The fiduciary rule takes a hard line on industry practices such as back-door payments and hidden fees. Brokers and advisers must now make recommendations in the best interests of the investor who is saving for retirement.
The U.S. Department of Labor scheduled the basic framework of the rule to take effect June 9. Full implementation is expected by Jan. 1, 2018.
Here are four questions to ask so you can feel confident your retirement adviser is abiding by the new standard.
No. 1: How do you make money?
“You don’t want your financial planning to be influenced by a product sale,” says Ethan Braid, founder of HighPass Asset Management in Denver.
Investors need to be aware that many planners will suggest solutions that include, say, an insurance product. While life insurance or an annuity may, in fact, suit your needs, the fees may be more than you want to pay.
A 7 percent upfront fee on a $100,000 variable annuity means a commission to the broker of $7,000.
No. 2: What changes have you made to obey the rule?
Some advisers might answer that they used to work for commissions but are moving to fee-based compensation.
“I think a lot will say, truthfully, they’ve always been fiduciaries, and the rule does not change much about their business aside from some additional paperwork,” says Roger Wohlner, a fee-only financial adviser in Arlington Heights, Illinois.

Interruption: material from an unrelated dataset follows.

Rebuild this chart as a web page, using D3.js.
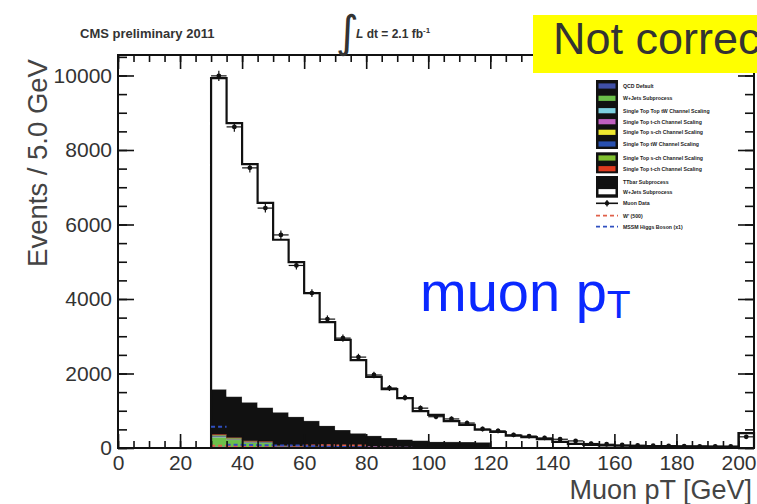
<!DOCTYPE html>
<html><head><meta charset="utf-8">
<script src="https://cdn.jsdelivr.net/npm/d3@7"></script>
<style>html,body{margin:0;padding:0;background:#fff;overflow:hidden}</style>
</head><body>
<svg id="c" width="757" height="504"></svg>
<script>
// Muon pT distribution, 5 GeV bins from 30 GeV; the last bin (200-205) holds the overflow.
const binLow = [30,35,40,45,50,55,60,65,70,75,80,85,90,95,100,105,110,115,120,125,130,135,140,145,150,155,160,165,170,175,180,185,190,195,200];
const binWidth = 5;

// Stacked simulation components (bottom to top)
const qcd      = [40,30,25,25,15,12,8,6,4,3,2,2,1,1,0,0,0,0,0,0,0,0,0,0,0,0,0,0,0,0,0,0,0,0,0];
const wSub     = [250,190,120,115,20,15,10,8,6,4,3,2,2,1,1,0,0,0,0,0,0,0,0,0,0,0,0,0,0,0,0,0,0,0,0];
const stTWa    = [8,6,5,4,3,2,2,1,1,1,0,0,0,0,0,0,0,0,0,0,0,0,0,0,0,0,0,0,0,0,0,0,0,0,0];
const stTa     = [6,5,4,3,2,2,1,1,0,0,0,0,0,0,0,0,0,0,0,0,0,0,0,0,0,0,0,0,0,0,0,0,0,0,0];
const stSa     = [4,3,3,2,2,1,1,0,0,0,0,0,0,0,0,0,0,0,0,0,0,0,0,0,0,0,0,0,0,0,0,0,0,0,0];
const stTb     = [25,20,15,12,10,8,6,4,3,2,1,0,0,0,0,0,0,0,0,0,0,0,0,0,0,0,0,0,0,0,0,0,0,0,0];
const stSb     = [15,12,10,8,6,4,3,2,2,1,0,0,0,0,0,0,0,0,0,0,0,0,0,0,0,0,0,0,0,0,0,0,0,0,0];
const stTWb    = [20,18,15,12,10,8,6,5,4,3,2,1,0,0,0,0,0,0,0,0,0,0,0,0,0,0,0,0,0,0,0,0,0,0,0];
const ttbar    = [1207,1096,1028,909,892,788,693,573,465,381,322,265,227,198,169,165,160,155,20,18,16,14,12,10,9,8,7,6,6,5,5,4,4,4,20];
const wMain    = [8355,7340,6395,5490,4630,4150,3430,2780,2415,1965,1580,1310,1110,790,720,555,460,335,410,312,274,226,153,100,71,62,53,49,44,43,40,38,36,34,380];

// Observed events per bin
const dataCounts = [9990,8620,7520,6440,5720,4900,4160,3460,2950,2440,1960,1610,1350,1070,840,780,670,510,460,350,320,270,235,190,120,100,80,70,60,55,50,45,45,40,300];

// Overlaid dashed curves
const redCurve  = [60,55,50,50,45,50,70,75,70,65,25,12,6,3,1,0,0,0,0,0,0,0,0,0,0,0,0,0,0,0,0,0,0,0,0];
const blueCurve = [570,90,80,75,70,65,45,35,25,18,12,8,5,3,2,0,0,0,0,0,0,0,0,0,0,0,0,0,0,0,0,0,0,0,0];

const xTicksMajor = [0,20,40,60,80,100,120,140,160,180,200];
const yTicksMajor = [0,2000,4000,6000,8000,10000];

const legendLabels = ["QCD Default","W+Jets Subprocess","Single Top Top tW Channel Scaling","Single Top t-ch Channel Scaling",
  "Single Top s-ch Channel Scaling","Single Top tW Channel Scaling","Single Top s-ch Channel Scaling","Single Top t-ch Channel Scaling",
  "TTbar Subprocess","W+Jets Subprocess","Muon Data","W' (500)","MSSM Higgs Boson (x1)"];

const components = [
  {key:"qcd",   values:qcd,   color:"#4050a8"},
  {key:"wSub",  values:wSub,  color:"#6cc04a"},
  {key:"stTWa", values:stTWa, color:"#7dd0e0"},
  {key:"stTa",  values:stTa,  color:"#c060c0"},
  {key:"stSa",  values:stSa,  color:"#f0e830"},
  {key:"stTb",  values:stTb,  color:"#2850b0"},
  {key:"stSb",  values:stSb,  color:"#80c030"},
  {key:"stTWb", values:stTWb, color:"#e03a1e"},
  {key:"ttbar", values:ttbar, color:"#111111"},
  {key:"wMain", values:wMain, color:"#ffffff"}
];

const svg = d3.select("#c");
const font = "'Liberation Sans', Arial, Helvetica, sans-serif";

const x = d3.scaleLinear().domain([0, 205]).range([118, 754]);
const y = d3.scaleLinear().domain([0, 10550]).range([448, 55]);

// table of bins for the stack
const rows = binLow.map((lo, i) => {
  const r = {lo};
  components.forEach(c => r[c.key] = c.values[i]);
  return r;
});
const stacked = d3.stack().keys(components.map(c => c.key))(rows);

// step areas, extended to the right edge of the last bin
const area = d3.area()
  .x(d => x(d.xv)).y0(d => y(d.v0)).y1(d => y(d.v1))
  .curve(d3.curveStepAfter);

const gStack = svg.append("g");
stacked.forEach((s, k) => {
  const pts = s.map(d => ({xv: d.data.lo, v0: d[0], v1: d[1]}));
  const last = s[s.length - 1];
  pts.push({xv: last.data.lo + binWidth, v0: last[0], v1: last[1]});
  gStack.append("path").attr("d", area(pts)).attr("fill", components[k].color)
    .attr("stroke", components[k].color).attr("stroke-width", 0.3);
});

// outline of total simulation
const totals = stacked[stacked.length - 1].map(d => d[1]);
const outlinePts = [[binLow[0], 0]];
binLow.forEach((lo, i) => outlinePts.push([lo, totals[i]]));
outlinePts.push([binLow[binLow.length-1] + binWidth, totals[totals.length-1]]);
outlinePts.push([binLow[binLow.length-1] + binWidth, 0]);
const line = d3.line().x(d => x(d[0])).y(d => y(d[1])).curve(d3.curveStepAfter);
svg.append("path").attr("d", line(outlinePts)).attr("fill", "none")
  .attr("stroke", "#111").attr("stroke-width", 2.2);

// dashed overlay curves
function dashed(values, color) {
  const g = svg.append("g");
  values.forEach((v, i) => {
    if (v <= 0) return;
    g.append("line")
      .attr("x1", x(binLow[i])).attr("x2", x(binLow[i] + binWidth))
      .attr("y1", y(v)).attr("y2", y(v))
      .attr("stroke", color).attr("stroke-width", 2).attr("stroke-dasharray", "4,3");
  });
}
dashed(redCurve, "#e0604a");
dashed(blueCurve, "#3050c0");

// data points with statistical errors
const gData = svg.append("g").attr("stroke", "#111").attr("fill", "#111");
dataCounts.forEach((n, i) => {
  const cx = x(binLow[i] + binWidth / 2), cy = y(n), e = Math.sqrt(n);
  gData.append("line").attr("x1", x(binLow[i])).attr("x2", x(binLow[i] + binWidth))
    .attr("y1", cy).attr("y2", cy).attr("stroke-width", 1.2);
  gData.append("line").attr("x1", cx).attr("x2", cx)
    .attr("y1", y(n + e) - 1.5).attr("y2", y(Math.max(0, n - e)) + 1.5).attr("stroke-width", 1.2);
  gData.append("circle").attr("cx", cx).attr("cy", cy).attr("r", 2.4).attr("stroke", "none");
});

// axes: major + minor ticks on all four sides
const xMinor = d3.range(0, 205, 5);
const yMinor = d3.range(0, 10550, 500);
function styleAxis(g) {
  g.select(".domain").remove();
  g.selectAll("line").attr("stroke", "#111").attr("stroke-width", 1.6);
  g.selectAll("text").attr("font-family", font).attr("font-size", 21).attr("fill", "#333");
}
svg.append("g").attr("transform", "translate(0,448)")
  .call(d3.axisBottom(x).tickValues(xMinor).tickSize(-7).tickFormat("")).call(styleAxis);
svg.append("g").attr("transform", "translate(0,448)")
  .call(d3.axisBottom(x).tickValues(xTicksMajor).tickSize(-14).tickPadding(7).tickFormat(d3.format("d"))).call(styleAxis);
svg.append("g").attr("transform", "translate(0,55)")
  .call(d3.axisTop(x).tickValues(xMinor).tickSize(-7).tickFormat("")).call(styleAxis);
svg.append("g").attr("transform", "translate(0,55)")
  .call(d3.axisTop(x).tickValues(xTicksMajor).tickSize(-14).tickFormat("")).call(styleAxis);
svg.append("g").attr("transform", "translate(118,0)")
  .call(d3.axisLeft(y).tickValues(yMinor).tickSize(-9).tickFormat("")).call(styleAxis);
svg.append("g").attr("transform", "translate(118,0)")
  .call(d3.axisLeft(y).tickValues(yTicksMajor).tickSize(-16).tickPadding(6).tickFormat(d3.format("d"))).call(styleAxis);
svg.append("g").attr("transform", "translate(754,0)")
  .call(d3.axisRight(y).tickValues(yMinor).tickSize(-9).tickFormat("")).call(styleAxis);
svg.append("g").attr("transform", "translate(754,0)")
  .call(d3.axisRight(y).tickValues(yTicksMajor).tickSize(-16).tickFormat("")).call(styleAxis);

// frame
svg.append("rect").attr("x", 118).attr("y", 55).attr("width", 636).attr("height", 393)
  .attr("fill", "none").attr("stroke", "#111").attr("stroke-width", 2);

// axis titles
svg.append("text").attr("transform", "translate(47,163) rotate(-90)")
  .attr("text-anchor", "middle").attr("font-family", font).attr("font-size", 27.5).attr("fill", "#444")
  .text("Events / 5.0 GeV");
svg.append("text").attr("x", 752).attr("y", 499).attr("text-anchor", "end")
  .attr("font-family", font).attr("font-size", 27).attr("fill", "#444").text("Muon pT [GeV]");

// header
svg.append("text").attr("x", 80).attr("y", 38).attr("font-family", font).attr("font-weight", "bold")
  .attr("font-size", 13).attr("fill", "#333").text("CMS preliminary 2011");
svg.append("text").attr("x", 336).attr("y", 47).attr("font-family", "'DejaVu Sans', sans-serif")
  .attr("font-size", 44).attr("fill", "#333").text("∫");
const lumi = svg.append("text").attr("x", 356).attr("y", 38).attr("font-family", font)
  .attr("font-weight", "bold").attr("font-size", 12).attr("fill", "#333");
lumi.append("tspan").attr("font-style", "italic").text("L");
lumi.append("tspan").text(" dt = 2.1 fb");
lumi.append("tspan").attr("font-size", 8).attr("dy", -5).text("-1");

// legend
const lg = svg.append("g");
const sw = {x: 596, w: 22};
const groups = [
  {y0: 80, y1: 149, rows: [[86,0],[98.3,1],[110.7,2],[121.7,3],[132.3,4],[144,5]]},
  {y0: 152.3, y1: 173.3, rows: [[158,6],[168.7,7]]},
  {y0: 176, y1: 197.7, rows: [[181.7,8],[191.7,9]]}
];
groups.forEach(g => {
  lg.append("rect").attr("x", sw.x).attr("y", g.y0).attr("width", sw.w).attr("height", g.y1 - g.y0).attr("fill", "#111");
  g.rows.forEach(([cy, k]) => {
    lg.append("rect").attr("x", sw.x + 2.5).attr("y", cy - 2.6).attr("width", sw.w - 5).attr("height", 5.2)
      .attr("fill", components[k].color);
  });
});
const legendRowsY = [86,98.3,110.7,121.7,132.3,144,158,168.7,181.7,191.7,203.3,215.7,226.7];
legendLabels.forEach((t, i) => {
  lg.append("text").attr("x", 623).attr("y", legendRowsY[i] + 1.8).attr("font-family", font)
    .attr("font-weight", "bold").attr("font-size", 5.2).attr("fill", "#222").text(t);
});
lg.append("line").attr("x1", sw.x).attr("x2", sw.x + sw.w).attr("y1", 203.3).attr("y2", 203.3).attr("stroke", "#111").attr("stroke-width", 1.6);
lg.append("line").attr("x1", sw.x + sw.w/2).attr("x2", sw.x + sw.w/2).attr("y1", 200).attr("y2", 206.6).attr("stroke", "#111").attr("stroke-width", 1.2);
lg.append("circle").attr("cx", sw.x + sw.w/2).attr("cy", 203.3).attr("r", 2.2).attr("fill", "#111");
lg.append("line").attr("x1", sw.x).attr("x2", sw.x + sw.w).attr("y1", 215.7).attr("y2", 215.7).attr("stroke", "#e0604a").attr("stroke-width", 1.8).attr("stroke-dasharray", "4,3");
lg.append("line").attr("x1", sw.x).attr("x2", sw.x + sw.w).attr("y1", 226.7).attr("y2", 226.7).attr("stroke", "#3050c0").attr("stroke-width", 1.8).attr("stroke-dasharray", "4,3");

// annotation
svg.append("text").attr("x", 420).attr("y", 311).attr("font-family", font).attr("font-size", 56)
  .attr("fill", "#0a28ff").text("muon p")
  .append("tspan").attr("font-size", 39).attr("dy", 7).text("T");

// note box
svg.append("rect").attr("x", 533).attr("y", 15).attr("width", 224).attr("height", 58).attr("fill", "#ffff00");
svg.append("text").attr("x", 553).attr("y", 54).attr("font-family", font).attr("font-size", 45)
  .attr("fill", "#333").text("Not corrected");
</script></body></html>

But in the brokerage world, many may look at the fiduciary rule as a chance to raise fees on smaller clients, he adds.
No. 3: How is this product or financial strategy in my best interests?
A concise, ready description of how the adviser works is vital, and any hemming or hawing is a red flag, Braid says. Watch out for defensive behavior, crossed arms or phrases such as “You just have to trust me.”
“It’s going to be an interesting question for a broker who is always putting people in high-cost variable annuities,” says Wohlner.
A variable or a fixed annuity (ideally low-cost and without huge surrender charges) is fine as long as it fits the person’s goals and specific characteristics.
No. 4: How do these products compare with others?
Ask specific questions about product charges and fees, and if products exist with lower fees.
“If they’re answering honestly they may disclose that,” Wohlner says.
“People have to become knowledgeable about these issues,” he says. It’s their money. A good client is someone who comes in with a bit of knowledge and has read up on things. It makes for a more engaging relationship.”